* **Provided data**:

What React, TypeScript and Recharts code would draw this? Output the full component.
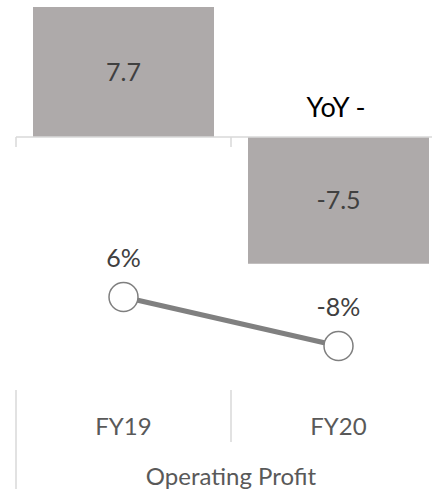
import React from 'react';
import {
  ComposedChart, Bar, Line, XAxis, YAxis, LabelList, ReferenceLine, Label
} from 'recharts';

const categories = ['FY19', 'FY20'];
const profit = [7.7, -7.5];
const yoyPct = [6, -8];

const data = categories.map((name, i) => ({ name, profit: profit[i], yoy: yoyPct[i] }));

const CHART_W = 446;
const CHART_H = 489;
const LEFT = 16;
const PLOT_W = CHART_W - LEFT;
const AXIS_H = 99;

const GRID = '#d9d9d9';
const BAR = '#aeaaaa';
const LINE = '#7f7f7f';

// horizontal zero axis with small category separator ticks
const ZeroAxis = (props: any) => {
  const { x1, y1, x2, y2 } = props;
  const band = (x2 - x1) / categories.length;
  return (
    <g>
      <line x1={x1} y1={y1} x2={x2} y2={y2} stroke={GRID} strokeWidth={1.5} />
      {categories.map((c, i) => (
        <line key={c} x1={x1 + i * band} x2={x1 + i * band} y1={y1} y2={y1 + 10} stroke={GRID} strokeWidth={1.5} />
      ))}
    </g>
  );
};

const CategoryTick = (props: any) => {
  const { x, y, payload, index } = props;
  const band = PLOT_W / categories.length;
  const left = x - band / 2;
  return (
    <g>
      <line x1={left} x2={left} y1={y} y2={index === 0 ? y + AXIS_H : y + 52} stroke={GRID} strokeWidth={1.5} />
      <text x={x} y={y + 45} textAnchor="middle" fill="#595959" fontSize={24}>{payload.value}</text>
    </g>
  );
};

const Dot = (props: any) => {
  const { cx, cy } = props;
  return <circle cx={cx} cy={cy} r={14.5} fill="#fff" stroke={LINE} strokeWidth={1.5} />;
};

export default function App() {
  return (
    <div style={{ position: 'absolute', left: 0, top: 0, width: 432, height: 489, overflow: 'hidden', fontFamily: 'Lato', background: '#fff' }}>
      <ComposedChart width={CHART_W} height={CHART_H} data={data} margin={{ top: 0, right: 0, left: LEFT, bottom: 0 }} barCategoryGap={17}>
        <XAxis dataKey="name" height={AXIS_H} interval={0} tickLine={false} axisLine={false} tickSize={0} tickMargin={0} tick={<CategoryTick />}>
          <Label value="Operating Profit" position="insideBottom" offset={4} fill="#595959" fontSize={24} />
        </XAxis>
        <YAxis yAxisId="bar" hide domain={[-14.97, 8.107]} allowDataOverflow />
        <YAxis yAxisId="yoy" hide domain={[-20.571, 90.857]} allowDataOverflow />
        <Bar yAxisId="bar" dataKey="profit" fill={BAR} isAnimationActive={false}>
          <LabelList dataKey="profit" position="center" fill="#404040" fontSize={25} />
        </Bar>
        <ReferenceLine yAxisId="bar" y={0} shape={<ZeroAxis />} />
        <Line yAxisId="yoy" dataKey="yoy" stroke="#808080" strokeWidth={5} dot={<Dot />} activeDot={false} isAnimationActive={false}>
          <LabelList dataKey="yoy" position="top" offset={30} fill="#404040" fontSize={25} formatter={(v: any) => `${v}%`} />
        </Line>
      </ComposedChart>
      <svg width={432} height={489} style={{ position: 'absolute', left: 0, top: 0, pointerEvents: 'none' }}>
        <text x={336} y={117} textAnchor="middle" fill="#000" fontSize={27}>YoY -</text>
      </svg>
    </div>
  );
}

* **Job**:
From the first line above to the line containing "const data = categories.map((name, i)", repeat each line exactly. Pictures stay out.

* **Solved problem**:
What React, TypeScript and Recharts code would draw this? Output the full component.
import React from 'react';
import {
  ComposedChart, Bar, Line, XAxis, YAxis, LabelList, ReferenceLine, Label
} from 'recharts';

const categories = ['FY19', 'FY20'];
const profit = [7.7, -7.5];
const yoyPct = [6, -8];

const data = categories.map((name, i) => ({ name, profit: profit[i], yoy: yoyPct[i] }));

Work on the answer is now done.